The match-ups for Iowa’s June primary voting have been set, but a general election show-down in a congressional race heated up over the weekend.

Christie Vilsack is unopposed in her race to win the Democratic Party’s nomination in Iowa’s fourth congressional district and Steve King, the Republican Congressman she hopes to defeat in November, has challenged Vilsack to six debates.

“I have a long record and it’s full of thousands of votes and probably thousands of public positions that I’ve taken over the years — no shortage of figuring out where I stand and it’s not going to change, by the way,” King said last Thursday. “This is going to be a long process to try to figure out where she stands. That’s what I expect and so there’ll be a lot of questions to ask her.”

Christie Vilsack’s campaign manager says it’s “refreshing” that King “has acknowledged…that Iowans deserve a debate, something he has avoided since taking office.”

King has not debated a Democratic opponent since he became a congressman in 2003. 
 
” We look forward to debating Steve King and will consider his proposal,” Jessica Vanden Berg, Vilsack’s campaign manager, said in a written statement. “Christie continues to run a strong campaign that’s focused on taking Iowa values and putting them to work in Washington.”

Friday was the deadline for candidates to file petitions that put their names on the June primary ballot, a step toward winning their party’s nomination for November’s election. Eleven Republican incumbents in the Iowa House of Representatives face a challenger from their own party in June’s primary. That statistic gets a different interpretation from the two sides of the partisan divide. House Speaker Kraig Paulsen, a Republican from Hiawatha, says it’s a measure of “excitement” for Republican Party politics.

“The fact that people are putting their name in the ballot and willing to get in the game — you’ve got to have some level of excitement and interest,” Paulsen says.

House Democratic Leader Kevin McCarthy offers a different view.

“I think there’s some turmoil in their party,” McCarthy says.

Both Paulsen and House Republican Leader Linda Upmeyer won their first bids for the House after winning a GOP primary and Paulsen touts the idea primary battles among Republicans are a good thing.

“We think they’re good for the system,” Paulsen says. “They’re good for the party. They’re good for the candidates.”

But the 11 contested primaries feature someone like Paulsen who has already won a seat in the House and is seeking reelection.

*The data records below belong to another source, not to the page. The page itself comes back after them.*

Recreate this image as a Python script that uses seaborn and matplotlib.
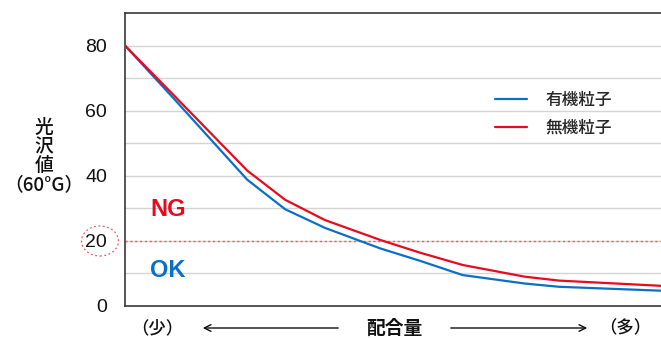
import matplotlib
matplotlib.use("Agg")
import matplotlib.pyplot as plt
from matplotlib.patches import Ellipse, FancyArrowPatch
import seaborn as sns
import pandas as pd

# 配合量 (relative scale, 0 = 少, 100 = 多)
amount = [0, 9, 22.8, 29.9, 37.3, 47.6, 55, 63, 74.6, 81, 100]
organic = [80, 63.9, 38.8, 29.7, 24.0, 17.7, 13.9, 9.5, 6.9, 5.9, 4.7]    # 有機粒子
inorganic = [80, 64.9, 41.6, 32.6, 26.4, 20.3, 16.4, 12.6, 9.0, 7.8, 6.2]  # 無機粒子
series_names = ["有機粒子", "無機粒子"]
y_ticks = [0, 20, 40, 60, 80]
threshold = 20

BLUE = "#0a70c6"
RED = "#e60b1f"

df = pd.concat([
    pd.DataFrame({"配合量": amount, "光沢値": organic, "種類": series_names[0]}),
    pd.DataFrame({"配合量": amount, "光沢値": inorganic, "種類": series_names[1]}),
])

sns.set_style("white")
plt.rcParams["font.family"] = ["Noto Sans CJK JP", "DejaVu Sans"]

fig = plt.figure(figsize=(6.61, 3.38), dpi=100)
ax = fig.add_axes([125 / 661, 32 / 338, 1 - 125 / 661, 293 / 338])

# light horizontal grid every 10
for yv in range(10, 90, 10):
    ax.axhline(yv, color="#d4d4d4", lw=1.0, zorder=0)

sns.lineplot(data=df, x="配合量", y="光沢値", hue="種類",
             palette=[BLUE, RED], hue_order=series_names,
             linewidth=1.6, ax=ax, legend=False, zorder=3)

# NG / OK boundary
ax.axhline(threshold, color="#ef5a64", lw=1.0, ls=(0, (1.5, 2)), zorder=2)

ax.set_xlim(0, 100)
ax.set_ylim(0, 90)
ax.set_xticks([])
ax.set_yticks(y_ticks)
ax.set_yticklabels([str(v) for v in y_ticks], family="Liberation Sans",
                   fontsize=14, color="#111111")
ax.tick_params(axis="y", length=0, pad=13)
ax.set_xlabel("")
ax.set_ylabel("")

for side in ["left", "top", "bottom"]:
    ax.spines[side].set_color("#3a3a3a")
    ax.spines[side].set_linewidth(1.2)
ax.spines["right"].set_visible(False)

# dashed ring around the 20 tick label
ring = Ellipse((100 / 661, 1 - 241 / 338), 37 / 661, 30 / 338,
               transform=fig.transFigure, fill=False, ec="#ef5a64",
               lw=0.9, ls=(0, (1.5, 2)))
fig.patches.append(ring)

ax.text(8, 29.5, "NG", color=RED, fontsize=17, fontweight="bold",
        family="Liberation Sans", ha="center", va="center")
ax.text(8, 11, "OK", color=BLUE, fontsize=17, fontweight="bold",
        family="Liberation Sans", ha="center", va="center")

# legend
handles = [plt.Line2D([], [], color=BLUE, lw=1.6),
           plt.Line2D([], [], color=RED, lw=1.6)]
leg = ax.legend(handles, series_names, loc="upper left",
                bbox_to_anchor=(480 / 661, 1 - 76 / 338), bbox_transform=fig.transFigure,
                frameon=False, prop={"size": 12, "weight": "medium"},
                handlelength=1.9, handletextpad=1.1, labelspacing=0.6)

# y-axis title
fig.text(44 / 661, 1 - 156 / 338, "光\n沢\n値\n（60°G）", ha="center", va="center",
         fontsize=13.5, fontweight="medium", linespacing=1.0, color="#111111")

# x-axis title with arrows
yb = 1 - 328 / 338
fig.text(157 / 661, yb, "（少）", ha="center", va="center", fontsize=12.5,
         fontweight="medium", color="#111111")
fig.text(394 / 661, yb, "配合量", ha="center", va="center", fontsize=13.5,
         fontweight="bold", color="#111111")
fig.text(625 / 661, yb, "（多）", ha="center", va="center", fontsize=12.5,
         fontweight="medium", color="#111111")
arrow_kw = dict(arrowstyle="->", color="#111111", lw=1.0, mutation_scale=12)
fig.add_artist(FancyArrowPatch((341 / 661, yb), (200 / 661, yb),
                               transform=fig.transFigure, **arrow_kw))
fig.add_artist(FancyArrowPatch((448 / 661, yb), (590 / 661, yb),
                               transform=fig.transFigure, **arrow_kw))

fig.savefig("out.png", dpi=100)
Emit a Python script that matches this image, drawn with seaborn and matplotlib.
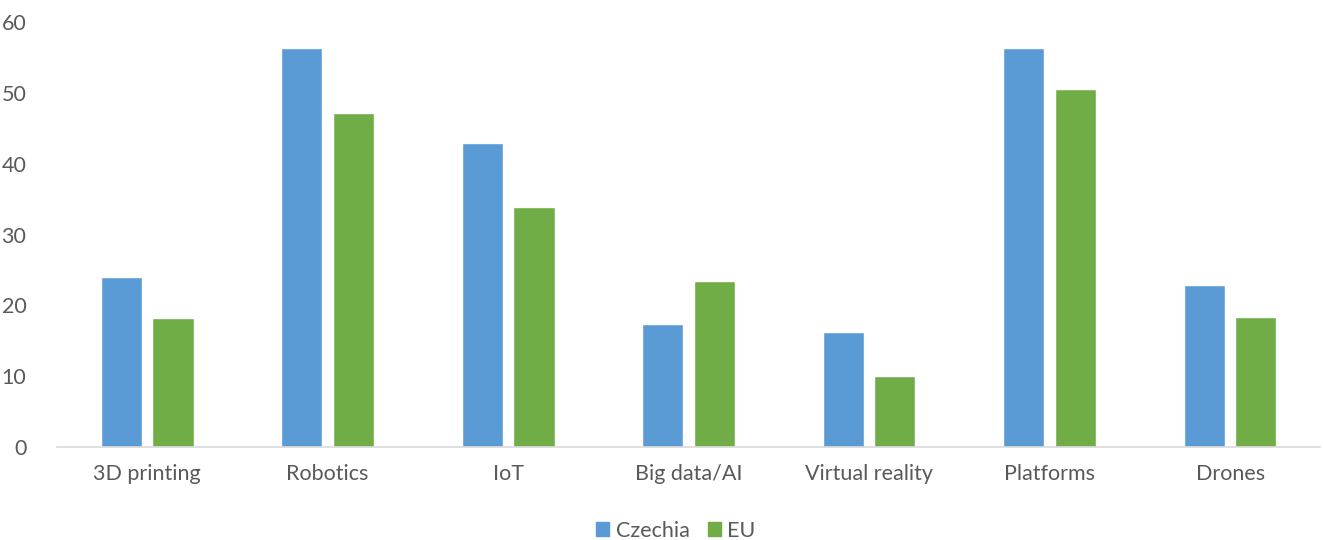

The House Democratic Leader suggests it’s a sign Tea Party activists are trying to unseat moderate Republican lawmakers. Republicans hold a 20-seat edge in the Iowa House today and McCarthy appears reluctant to declare that Democrats could win majority control from Republicans in November.

“I’ve said this before, my plan right now is to walk softly and carry strong candidates and that’s what we’re doing,” McCarthy says.

Party control is much more narrow in the Iowa Senate, where Democrats hold a two-seat edge. Republicans have primary candidates in all of the 26 Iowa Senate districts where there’ll be voting in November, while Democrats failed to have candidates step forward and put their names on the primary ballot in five districts, although candidates can be selected in nominating conventions later this summer.